On the other hand, more power to CA and SF for taking matters into their own hands, since it may well later influence the federal government to really do something.

Thursday, April 13, 2006 02:05 PM

slavery

It was illegal in quite a few states before the civil war. The federal mandate made it illegal in the rebel states first and in the union slave states later.

Thursday, April 13, 2006 02:22 PM

States' Rights are dead, and for good reason.

Tyler,

So you're saying that having states decide whether or not to have slavery is a good "solution"? That's a pretty extreme attitude, n'est-ce pas?

i think the problem was that slavery needed to be ended (moral and economic reasons), and the states didn't do a good job of doing that. same goes for segregation, the depression, voting, sodomy laws, women and minority rights, etc. How, pray tell, could the states deal with the depression?

Of course, i'm talking much more about civil rights than economic realities. Although many people argue that the New Deal was the dying breath of states' rights economically, in spite of Lochner being overturned. Some even refer to SC jurisprudence from that era as a revolution or the unwritten amendments to the constitution, because the commerce clause was extended beyond any original understanding of it at the time of its ratification.

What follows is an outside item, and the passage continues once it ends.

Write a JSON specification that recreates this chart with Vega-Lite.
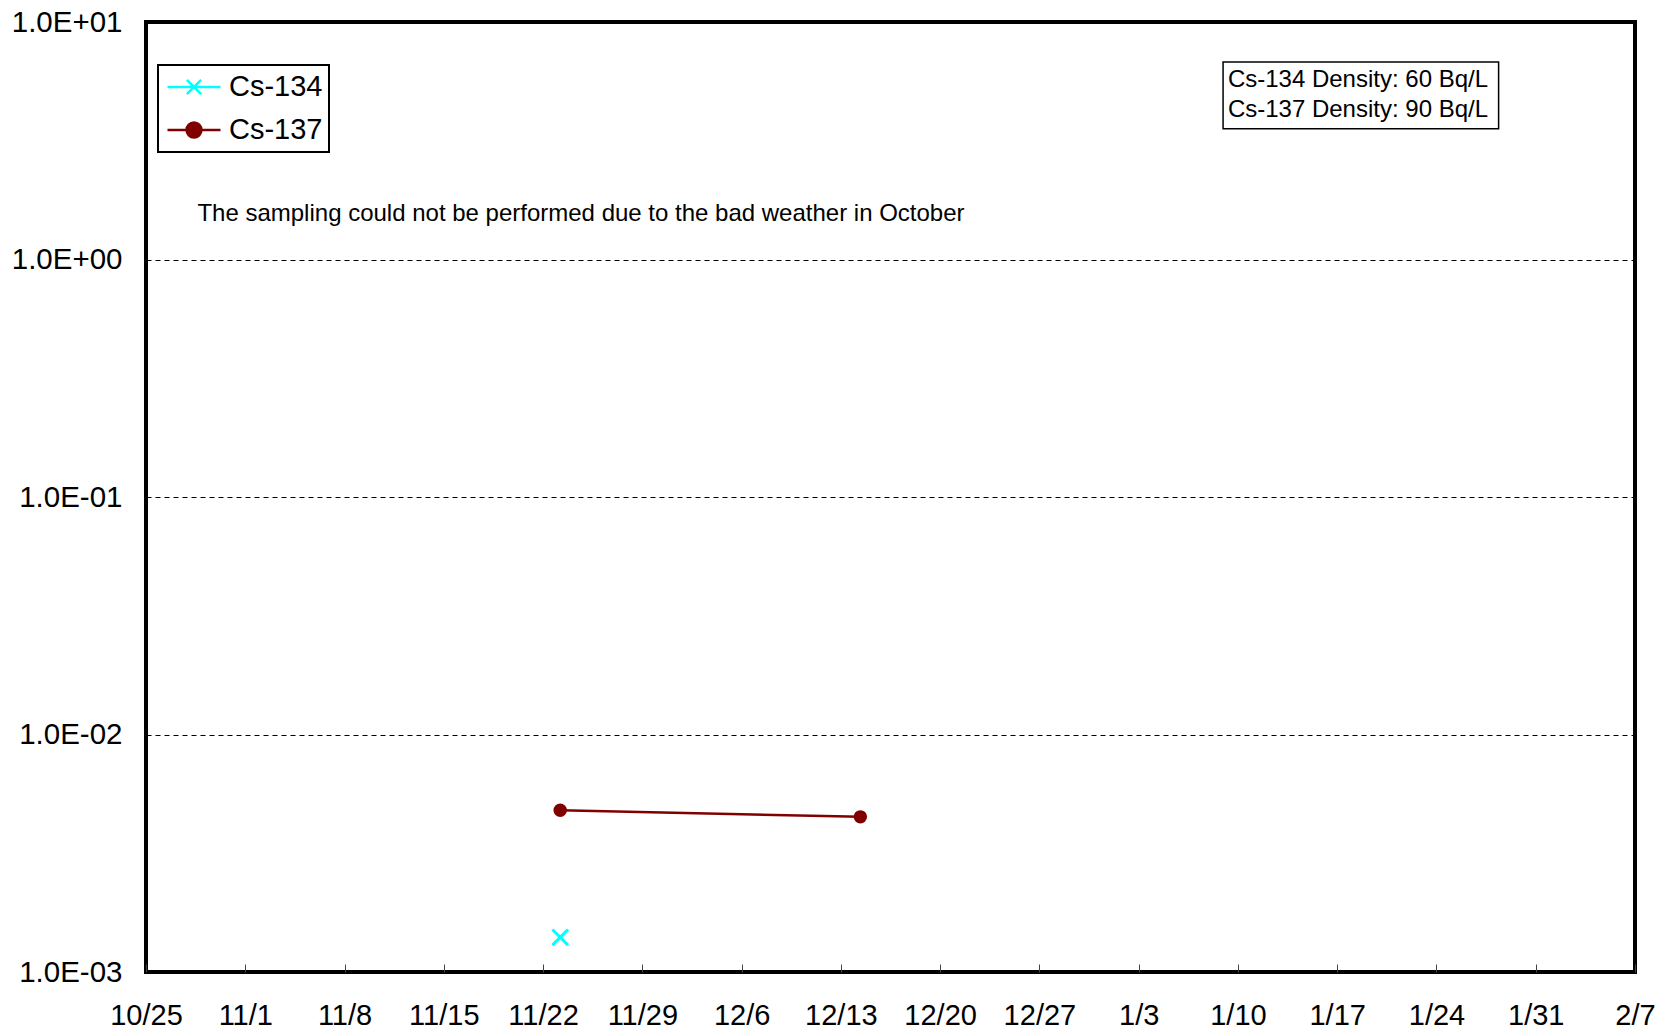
{
  "$schema": "https://vega.github.io/schema/vega-lite/v6.json",
  "width": 1489,
  "height": 950,
  "autosize": {"type": "none"},
  "padding": {"left": 146, "top": 22, "right": 28, "bottom": 60},
  "background": "white",
  "datasets": {
    "measurements": [
      {"date": "2012-11-23T05:00:00Z", "value": 0.0048, "series": "Cs-137"},
      {"date": "2012-12-14T09:00:00Z", "value": 0.0045, "series": "Cs-137"},
      {"date": "2012-11-23T05:00:00Z", "value": 0.0014, "series": "Cs-134"}
    ],
    "notes": [
      {"date": "2012-10-28T15:00:00Z", "value": 1.56, "label": "The sampling could not be performed due to the bad weather in  October"}
    ],
    "densityBox": [
      {"date": "2013-01-08T22:50:00Z", "date2": "2013-01-28T09:10:00Z", "value": 6.79, "value2": 3.55}
    ],
    "densityText": [
      {"date": "2013-01-09T07:00:00Z", "value": 5.70, "label": "Cs-134 Density: 60 Bq/L"},
      {"date": "2013-01-09T07:00:00Z", "value": 4.27, "label": "Cs-137 Density: 90 Bq/L"}
    ]
  },
  "encoding": {
    "x": {
      "field": "date",
      "type": "temporal",
      "scale": {
        "type": "utc",
        "domain": [
          {"year": 2012, "month": 10, "date": 25, "utc": true},
          {"year": 2013, "month": 2, "date": 7, "utc": true}
        ]
      },
      "axis": {
        "title": null,
        "values": [
          {"year": 2012, "month": 10, "date": 25, "utc": true},
          {"year": 2012, "month": 11, "date": 1, "utc": true},
          {"year": 2012, "month": 11, "date": 8, "utc": true},
          {"year": 2012, "month": 11, "date": 15, "utc": true},
          {"year": 2012, "month": 11, "date": 22, "utc": true},
          {"year": 2012, "month": 11, "date": 29, "utc": true},
          {"year": 2012, "month": 12, "date": 6, "utc": true},
          {"year": 2012, "month": 12, "date": 13, "utc": true},
          {"year": 2012, "month": 12, "date": 20, "utc": true},
          {"year": 2012, "month": 12, "date": 27, "utc": true},
          {"year": 2013, "month": 1, "date": 3, "utc": true},
          {"year": 2013, "month": 1, "date": 10, "utc": true},
          {"year": 2013, "month": 1, "date": 17, "utc": true},
          {"year": 2013, "month": 1, "date": 24, "utc": true},
          {"year": 2013, "month": 1, "date": 31, "utc": true},
          {"year": 2013, "month": 2, "date": 7, "utc": true}
        ],
        "labelExpr": "utcFormat(datum.value, '%-m/%-d')",
        "grid": false,
        "domain": false,
        "ticks": true,
        "tickSize": -8,
        "tickColor": "#444444",
        "tickWidth": 1,
        "labelPadding": 37,
        "labelFontSize": 29,
        "labelFont": "Liberation Sans",
        "labelColor": "black",
        "labelFlush": false,
        "labelOverlap": false,
        "labelBound": false
      }
    },
    "y": {
      "field": "value",
      "type": "quantitative",
      "scale": {"type": "log", "domain": [0.001, 10], "nice": false},
      "axis": {
        "title": null,
        "values": [0.001, 0.01, 0.1, 1, 10],
        "labelExpr": "'1.0E' + (datum.value >= 1 ? '+' : '-') + '0' + abs(round(log(datum.value) / LN10))",
        "grid": true,
        "gridDash": [5, 4],
        "gridColor": "black",
        "gridWidth": 1,
        "ticks": false,
        "domain": false,
        "labelPadding": 24,
        "labelFontSize": 29.5,
        "labelFont": "Liberation Sans",
        "labelColor": "black",
        "labelFlush": false,
        "labelOverlap": false,
        "labelBound": false
      }
    }
  },
  "layer": [
    {
      "data": {"name": "densityBox"},
      "mark": {"type": "rect", "fill": "white", "stroke": "black", "strokeWidth": 1.5},
      "encoding": {
        "x2": {"field": "date2"},
        "y2": {"field": "value2"}
      }
    },
    {
      "data": {"name": "densityText"},
      "mark": {"type": "text", "align": "left", "baseline": "middle", "fontSize": 24, "font": "Liberation Sans", "color": "black"},
      "encoding": {"text": {"field": "label"}}
    },
    {
      "data": {"name": "notes"},
      "mark": {"type": "text", "align": "left", "baseline": "middle", "fontSize": 24, "font": "Liberation Sans", "color": "black"},
      "encoding": {"text": {"field": "label"}}
    },
    {
      "data": {"name": "measurements"},
      "transform": [{"filter": "datum.series == 'Cs-137'"}],
      "mark": {"type": "line", "strokeWidth": 2.5},
      "encoding": {
        "color": {
          "field": "series",
          "type": "nominal",
          "scale": {"domain": ["Cs-134", "Cs-137"], "range": ["#00FFFF", "#800000"]},
          "legend": {
            "title": null,
            "orient": "none",
            "legendX": 12,
            "legendY": 43,
            "direction": "vertical",
            "padding": 6,
            "strokeColor": "black",
            "fillColor": "white",
            "symbolSize": 2809,
            "symbolStrokeWidth": 2.5,
            "symbolOffset": 2,
            "labelOffset": 7,
            "clipHeight": 32,
            "rowPadding": 11,
            "labelFontSize": 29,
            "labelFont": "Liberation Sans",
            "labelColor": "black",
            "labelLimit": 300,
            "encode": {
              "symbols": {
                "update": {
                  "shape": {"signal": "datum.value === 'Cs-134' ? 'M-1,0L1,0M-0.27,-0.27L0.27,0.27M-0.27,0.27L0.27,-0.27' : 'M-1,0L1,0M-0.28,0A0.28,0.28,0,1,0,0.28,0A0.28,0.28,0,1,0,-0.28,0Z'"},
                  "fill": {"signal": "datum.value === 'Cs-134' ? 'transparent' : '#800000'"},
                  "stroke": {"signal": "datum.value === 'Cs-134' ? '#00FFFF' : '#800000'"},
                  "strokeWidth": {"value": 2.5},
                  "opacity": {"value": 1},
                  "size": {"value": 2809}
                }
              }
            }
          }
        }
      }
    },
    {
      "data": {"name": "measurements"},
      "transform": [{"filter": "datum.series == 'Cs-137'"}],
      "mark": {"type": "point", "shape": "circle", "filled": true, "size": 180, "color": "#800000", "opacity": 1}
    },
    {
      "data": {"name": "measurements"},
      "transform": [{"filter": "datum.series == 'Cs-134'"}],
      "mark": {"type": "point", "shape": "M-1,-1L1,1M-1,1L1,-1", "filled": false, "size": 243, "color": "#00FFFF", "strokeWidth": 3, "opacity": 1}
    }
  ],
  "config": {
    "view": {"stroke": "black", "strokeWidth": 4},
    "legend": {"strokeWidth": 2},
    "font": "Liberation Sans"
  }
}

But in terms of civil rights especially, states generally don't unanimously move towards increasing people's rights. Sure, "crazy" states like Massachusetts gave blacks the same rights as whites since the revolution (see Boston Massacre, Crispus Atticus), and Wyoming was the first to give women the right to vote (around 1900), but many states prefer to continually maintain their status quo instead of moving ahead with the times, and the Federal government has to step in. ( see Brown v. Board of Education I and II, Lawrence v. Texas, Reed v. Reed, Frontiero, Roe v. Wade, Miranda, etc) That's what the 14th amendment (equal protection and due process clauses) is all about, in spite of people trying to sneak around it and curtail it (see Slaughterhouse Cases, Plessy v. Ferguson, Brown v. Board of Education II).